What makes teaching guitar a little trickier than teaching piano is that I have to do a lot more work to find songs that are both at the right level of difficulty for the student and also will suit her taste in music. I have learned a lot from this process, however, and I need to do the same thing for myself. Maybe I’ll go to the music store and find the equivalent of Kabalevsky and Koehler for my level on the guitar, or maybe I’ll just put together a book for myself: lead breaks from Beatles songs, Carter-style picking, and Chuck Berry riffs.


Silvio Rodriguez - “Ojala”

Radiohead - “High & Dry”

McCartney - “Put it There”

Gurlitt - Opus 187, Nos. 1 - 49

Mozart - Allegro (K. 15a)

Baby Driver

I played very little piano today, focusing more on guitar. It was a relaxed family day, so it would have been weird if I sat in the living room playing piano for hours. Instead, I played a bit with my brother-in-law, Jesse - we did “And Your Bird Can Sing” with me on rhythm and him on lead, a few Paul Simon tunes, and “Gone For Good” by the Shins. Jesse is a terrific singer and guitarist, so we can do some good harmonies and figure out stuff on the fly.
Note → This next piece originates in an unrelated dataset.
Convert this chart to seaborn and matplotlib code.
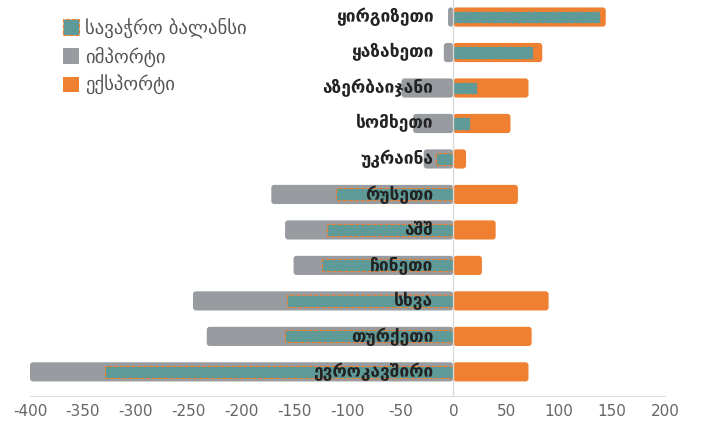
import pandas as pd
import matplotlib.pyplot as plt
import seaborn as sns
from matplotlib.patches import Patch, FancyBboxPatch, Rectangle

countries = ["ყირგიზეთი", "ყაზახეთი", "აზერბაიჯანი", "სომხეთი", "უკრაინა", "რუსეთი",
             "აშშ", "ჩინეთი", "სხვა", "თურქეთი", "ევროკავშირი"]
imports = [-5, -9, -49, -38, -28, -172, -159, -151, -246, -233, -400]
exports = [144, 84, 71, 54, 12, 61, 40, 27, 90, 74, 71]
balance = [139, 75, 22, 16, -16, -111, -119, -124, -157, -159, -329]

GREY = "#989ca0"
ORANGE = "#ef7f31"
TEAL = "#5e9a97"

df = pd.DataFrame({"country": countries, "import": imports,
                   "export": exports, "balance": balance})

sns.set_style("white")
plt.rcParams["font.family"] = ["DejaVu Sans"]
plt.rcParams["axes.unicode_minus"] = False

fig = plt.figure(figsize=(7.02, 4.21), dpi=100)
ax = fig.add_axes([30 / 702, 25 / 421, 635 / 702, 396 / 421])

sns.barplot(df, y="country", x="export", color=ORANGE, width=0.54,
            saturation=1, ax=ax, zorder=2)
sns.barplot(df, y="country", x="import", color=GREY, width=0.54,
            saturation=1, ax=ax, zorder=2)
n_round = len(ax.patches)
sns.barplot(df, y="country", x="balance", color=TEAL, width=0.34,
            saturation=1, ax=ax, zorder=3, edgecolor=ORANGE,
            linewidth=0.8, linestyle="--")

ax.set_xlim(-400, 200)
ax.set_ylim(10.68, -0.48)

# rounded corners for import / export bars
x_per_px = 600 / 635
y_per_px = 11.16 / 396
for p in list(ax.patches)[:n_round]:
    if not isinstance(p, Rectangle):
        continue
    x, y, w, h = p.get_x(), p.get_y(), p.get_width(), p.get_height()
    if w < 0:
        x, w = x + w, -w
    if w == 0:
        continue
    r = min(3 * x_per_px, w / 2)
    fb = FancyBboxPatch((x, y), w, h, boxstyle=f"round,pad=0,rounding_size={r}",
                        mutation_aspect=y_per_px / x_per_px,
                        facecolor=p.get_facecolor(), edgecolor="none",
                        zorder=p.get_zorder())
    p.remove()
    ax.add_patch(fb)

ax.axvline(0, color="#d8d8d8", lw=1, zorder=4)

for i, name in enumerate(countries):
    ax.annotate(name, (0, i), xytext=(-20, 0), textcoords="offset pixels",
                ha="right", va="center", fontsize=12.5, fontweight="bold",
                color="#222222", zorder=5)

ax.set_xlabel("")
ax.set_ylabel("")
ax.set_yticks([])
ax.set_xticks(range(-400, 201, 50))
ax.tick_params(axis="x", colors="#dddddd", labelcolor="#666666",
               labelsize=11, length=4, width=1, direction="out", pad=2)
for s in ["left", "top", "right"]:
    ax.spines[s].set_visible(False)
ax.spines["bottom"].set_color("#dddddd")

handles = [
    Patch(facecolor=TEAL, edgecolor=ORANGE, linestyle="--", linewidth=0.8),
    Patch(facecolor=GREY, edgecolor="none"),
    Patch(facecolor=ORANGE, edgecolor="none"),
]
labels = ["სავაჭრო ბალანსი", "იმპორტი", "ექსპორტი"]
fig.legend(handles, labels, loc="upper left", bbox_to_anchor=(0.065, 0.998),
           frameon=False, fontsize=13.5, labelcolor="#555555",
           handlelength=0.9, handleheight=0.9, handletextpad=0.3,
           labelspacing=0.45)

fig.savefig("out.png", dpi=100)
We listened to “Baby Driver” and “Keep the Customer Satisfied,” two fun shuffles off of Bridge Over Troubled Water, thinking about playing them. We discovered that they are both tuned down a half-step to Eb. I used to wonder how you could tell something like that quickly without exhausting all other options first, but I’m getting better at doing it. I think a lot of that has to do with confidence - I assume that if it’s too hard for me to play, I’m probably not playing it correctly. If my voicings have a bunch of awkward stretches or it’s hard to get a good sound from a certain chord, I’m probably playing it in the wrong place or I’ve made a bad assumption. It’s like doing a crossword puzzle: you might make guesses at the ones you don’t know or leave them blank, and as you work your way around you can make corrections or even have something click that didn’t before, just because you’re seeing it in a new way. I love working out songs by ear.
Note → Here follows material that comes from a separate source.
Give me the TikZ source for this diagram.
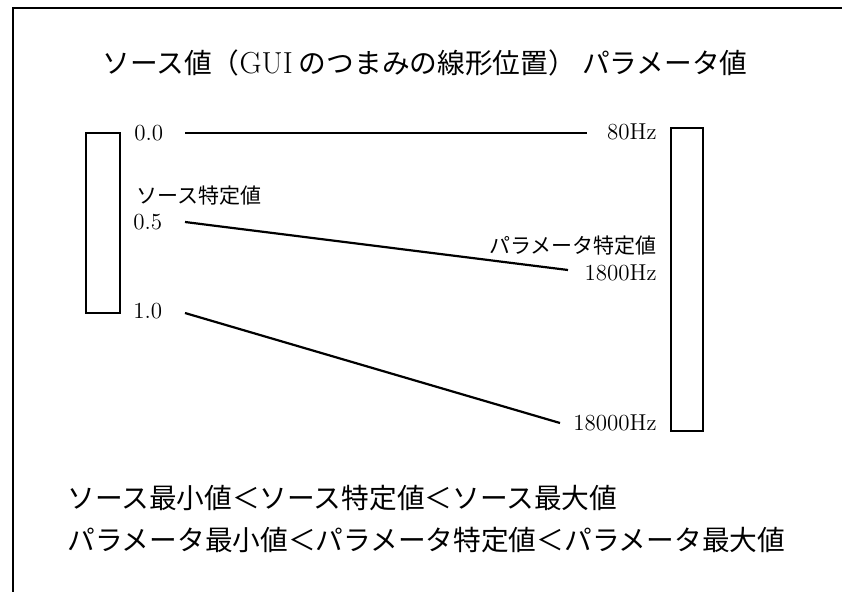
\documentclass[tikz,border=0pt]{standalone}
\usepackage{fontspec}
\newfontfamily\cjk{Noto Sans CJK JP}
\begin{document}
\begin{tikzpicture}[x=0.5pt,y=-0.5pt,
  frameline/.style={line width=1.3pt},
  bar/.style={draw,line width=1.1pt},
  link/.style={line width=1.1pt},
  lbl/.style={inner sep=0pt,font=\fontsize{11.5}{13}\selectfont},
  smalljp/.style={inner sep=0pt,font=\fontsize{10.5}{12}\selectfont\cjk},
  bigjp/.style={inner sep=0pt,font=\fontsize{13.85}{16}\selectfont\cjk}]
\useasboundingbox (0,0) rectangle (842,591);
\draw[frameline] (850,8) -- (13,8) -- (13,600);
% title
\node[bigjp] (title) at (425,63) {ソース値（{\fontsize{15.2}{16}\selectfont\rmfamily GUI} のつまみの線形位置） パラメータ値};
% bars
\node[bar,minimum width=17pt,minimum height=90pt,inner sep=0pt] (src) at (103,223) {};
\node[bar,minimum width=16pt,minimum height=151.5pt,inner sep=0pt] (par) at (687,279.5) {};
% source labels
\node[lbl,anchor=west] (s0) at (134,133) {0.0};
\node[smalljp,anchor=west] (sspec) at (136,196) {ソース特定値};
\node[lbl,anchor=west] (s5) at (133,222) {0.5};
\node[lbl,anchor=west] (s1) at (133,311) {1.0};
% parameter labels
\node[lbl,anchor=east] (p0) at (657,132) {80Hz};
\node[smalljp,anchor=east] (pspec) at (657,246) {パラメータ特定値};
\node[lbl,anchor=east] (p5) at (657,273) {1800Hz};
\node[lbl,anchor=east] (p1) at (657,423) {18000Hz};
% connector ends
\coordinate (a0) at (185,133);
\coordinate (b0) at (587,133);
\coordinate (a5) at (185,222);
\coordinate (b5) at (568,270);
\coordinate (a1) at (185,313);
\coordinate (b1) at (560,423);
\draw[link] (a0) -- (b0);
\draw[link] (a5) -- (b5);
\draw[link] (a1) -- (b1);
% relations
\node[bigjp,anchor=west] (rel1) at (67,498) {ソース最小値＜ソース特定値＜ソース最大値};
\node[bigjp,anchor=west] (rel2) at (67,540) {パラメータ最小値＜パラメータ特定値＜パラメータ最大値};
\end{tikzpicture}
\end{document}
I dug out some old guitar books of my dad’s and played through them. The were busy, crappy arrangements of public domain stuff like “Greensleeves.” Given that my whole philosophy of learning music revolves around songs, I believe that the quality of one’s learning materials is the most important thing in music instruction - more important than the quality of the instrument, or even the skills of the teacher. So this by-the-numbers Mel Bay stuff was not very useful or satisfying to me - it’s really hard to make those pieces sound good, even if (especially if!) you play them exactly the way they are written.

And then…later on in the evening, driving with Jesse, my sister Ashley the birthday girl, and Jonah (my adorable sixteen-month-old nephew), I found a much more important use for my musical skills than hacking through some hacky guitar methods: I sang the baby to sleep. I was sitting next to him in the back seat as the sun was setting, leaning close and going from vigorous play songs like “Bingo” and “I’ve Been Working on the Railroad” to lullabies hummed gently in his ear. As I watched his eyelids droop, I felt a grace that served to put all of my musical strivings in their proper context. It is all for this kind of joy and love that I play.